とりあえず保険証…お薬手帳…ない。ない。何処!?
あった筈の場所に無くて、どうしたらいいのかわからない。

きっとお父さんが何処かにしまいこんだんだろう。



ガチャガチャと部屋中を見渡しても、未だに混乱している頭では上手に探せず、救急隊員の一人が私に声をかける。


「お父さん、アルコールの匂いがしていたけど飲んでたのかな?」
「…多分。いや、絶対…。」
「そうか。あと何かわかる?」
「お父さん…アルコール依存性って病院から言われている筈です。」
「分かりました、ちょっと待ってて。」


声をかけた隊員が、救急車の車内にいるメンバーに伝えているのか一度その場を離れてまた戻ってくる。

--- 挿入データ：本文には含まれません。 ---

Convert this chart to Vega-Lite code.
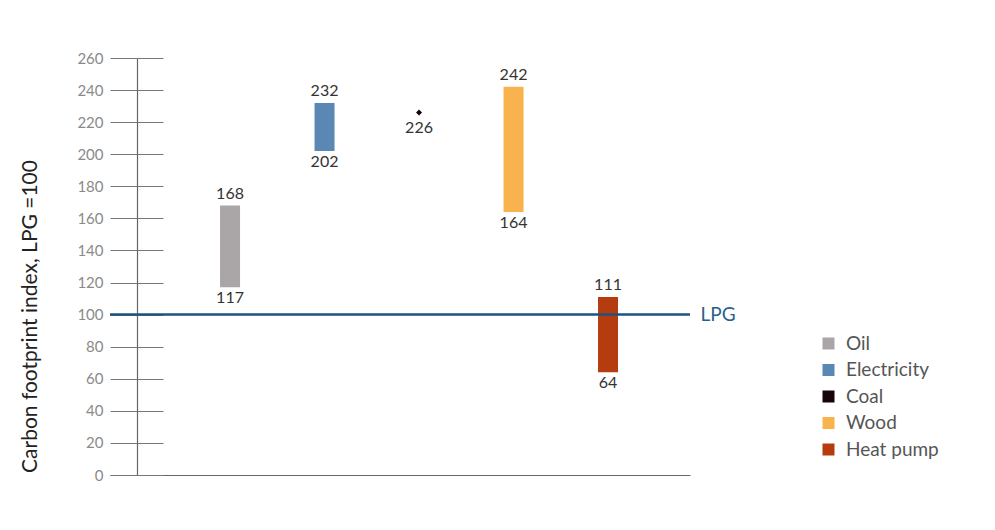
{
  "$schema": "https://vega.github.io/schema/vega-lite/v6.json",
  "width": 580,
  "height": 417,
  "autosize": {"type": "none"},
  "padding": {"left": 110, "top": 58, "right": 305, "bottom": 55},
  "background": "white",
  "config": {
    "view": {"stroke": null},
    "font": "Lato",
    "axis": {"labelFont": "Lato", "titleFont": "Lato"},
    "legend": {"labelFont": "Lato"}
  },
  "datasets": {
    "fuels": [
      {"fuel": "Oil", "low": 117, "high": 168},
      {"fuel": "Electricity", "low": 202, "high": 232},
      {"fuel": "Coal", "low": 226, "high": 226},
      {"fuel": "Wood", "low": 164, "high": 242},
      {"fuel": "Heat pump", "low": 64, "high": 111}
    ],
    "ref": [{"series": "LPG", "index": 100}]
  },
  "resolve": {"scale": {"y": "shared"}, "axis": {"y": "independent"}},
  "layer": [
    {
      "data": {"name": "fuels"},
      "mark": {"type": "bar", "size": 20},
      "encoding": {
        "x": {
          "field": "fuel", "type": "nominal",
          "sort": ["Oil", "Electricity", "Coal", "Wood", "Heat pump"],
          "scale": {"paddingInner": 0, "paddingOuter": 0.569, "align": 0.677},
          "axis": {"labels": false, "ticks": false, "title": null, "domainColor": "#666666", "domainWidth": 1.2}
        },
        "y": {
          "field": "low", "type": "quantitative",
          "scale": {"domain": [0, 260], "nice": false, "zero": true},
          "axis": {
            "orient": "left", "offset": -27, "values": [0,20,40,60,80,100,120,140,160,180,200,220,240,260],
            "tickSize": 27, "tickColor": "#777777", "tickWidth": 1,
            "domainColor": "#666666", "domainWidth": 1.2,
            "labelPadding": 7, "labelFontSize": 15, "labelColor": "#8a8a8a",
            "grid": false,
            "title": "Carbon footprint index, LPG =100",
            "titleFontSize": 21, "titleFontWeight": "normal", "titleColor": "#222222",
            "titleAngle": -90, "titleX": -107, "titleY": 258, "titleAlign": "center", "titleBaseline": "middle"
          }
        },
        "y2": {"field": "high"},
        "color": {
          "field": "fuel", "type": "nominal",
          "scale": {
            "domain": ["Oil", "Electricity", "Coal", "Wood", "Heat pump"],
            "range": ["#aaa5a7", "#5a87b3", "#150508", "#f8b24e", "#b53c0f"]
          },
          "legend": {
            "orient": "none", "legendX": 709, "legendY": 276, "title": null,
            "symbolType": "square", "symbolSize": 144, "symbolStrokeWidth": 0,
            "labelFontSize": 19, "labelColor": "#555555", "labelOffset": 8, "rowPadding": 6.5
          }
        }
      }
    },
    {
      "data": {"name": "ref"},
      "mark": {"type": "rule", "color": "#1f5281", "strokeWidth": 2.5},
      "encoding": {
        "y": {
          "field": "index", "type": "quantitative",
          "axis": {
            "orient": "left", "offset": -53, "values": [0,20,40,60,80,100,120,140,160,180,200,220,240,260],
            "tickSize": 26, "tickColor": "#777777", "tickWidth": 1,
            "labels": false, "domain": false, "grid": false, "title": null
          }
        }
      }
    },
    {
      "data": {"name": "ref"},
      "mark": {"type": "rule", "opacity": 0},
      "encoding": {
        "y": {
          "field": "index", "type": "quantitative",
          "axis": {
            "orient": "right", "values": [100], "labelExpr": "'LPG'",
            "ticks": false, "tickSize": 0, "domain": false, "grid": false, "title": null,
            "labelPadding": 10, "labelFontSize": 19, "labelColor": "#2a5f8a"
          }
        }
      }
    },
    {
      "data": {"name": "fuels"},
      "transform": [{"filter": "datum.fuel !== 'Coal'"}],
      "mark": {"type": "text", "baseline": "bottom", "dy": -4, "fontSize": 16, "color": "#333333"},
      "encoding": {
        "x": {"field": "fuel", "type": "nominal", "sort": ["Oil", "Electricity", "Coal", "Wood", "Heat pump"]},
        "y": {"field": "high", "type": "quantitative", "axis": null},
        "text": {"field": "high", "type": "quantitative"}
      }
    },
    {
      "data": {"name": "fuels"},
      "transform": [{"filter": "datum.fuel !== 'Coal'"}],
      "mark": {"type": "text", "baseline": "top", "dy": 3, "fontSize": 16, "color": "#333333"},
      "encoding": {
        "x": {"field": "fuel", "type": "nominal", "sort": ["Oil", "Electricity", "Coal", "Wood", "Heat pump"]},
        "y": {"field": "low", "type": "quantitative", "axis": null},
        "text": {"field": "low", "type": "quantitative"}
      }
    },
    {
      "data": {"name": "fuels"},
      "transform": [{"filter": "datum.fuel === 'Coal'"}],
      "mark": {"type": "point", "shape": "diamond", "filled": true, "size": 36, "color": "#150508", "opacity": 1},
      "encoding": {
        "x": {"field": "fuel", "type": "nominal", "sort": ["Oil", "Electricity", "Coal", "Wood", "Heat pump"]},
        "y": {"field": "low", "type": "quantitative", "axis": null}
      }
    },
    {
      "data": {"name": "fuels"},
      "transform": [{"filter": "datum.fuel === 'Coal'"}],
      "mark": {"type": "text", "baseline": "top", "dy": 7, "fontSize": 16, "color": "#333333"},
      "encoding": {
        "x": {"field": "fuel", "type": "nominal", "sort": ["Oil", "Electricity", "Coal", "Wood", "Heat pump"]},
        "y": {"field": "low", "type": "quantitative", "axis": null},
        "text": {"field": "low", "type": "quantitative"}
      }
    }
  ]
}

「一先ず搬送先の病院が決まりましたので向かいます。こちらにどうぞ。」

誘導された車内には沢山の機材やモニターに囲まれ、酸素マスクをつけたお父さんが未だに意識が無く横になっている。

「お父さん!」
「落ち着いて、触っちゃ駄目です。大丈夫ですから。」


お父さんが寝ているストレッチャーの横に座る椅子があり、隊員と一緒に病院に向かう。

白くて明るい車内のライトで見るお父さんの顔は、こんなに黄色くてげっそりしていたの?
アパートの電気の色は、オレンジっぽくて一つしか電気をつけないから余計に気付かなかった。

意外と揺れる車内、ストレッチャーの鉄の音がガチャガチャと音を立てる。


お願い、助けて。

私なんてどうなってもいいから、お父さんを助けて。



お父さんを助けて!!


到着した病院、連絡を受けていた看護師達がバタバタとお父さんを運んでいく。私に気付いた看護師さんの一人が「こちらでお待ち下さい。」
と、案内される。

白い壁、白い廊下。
ピンク色の長い椅子に、慌ただしく動いていた一連の流れに、一瞬時が止まり一人ポツンと座らされる。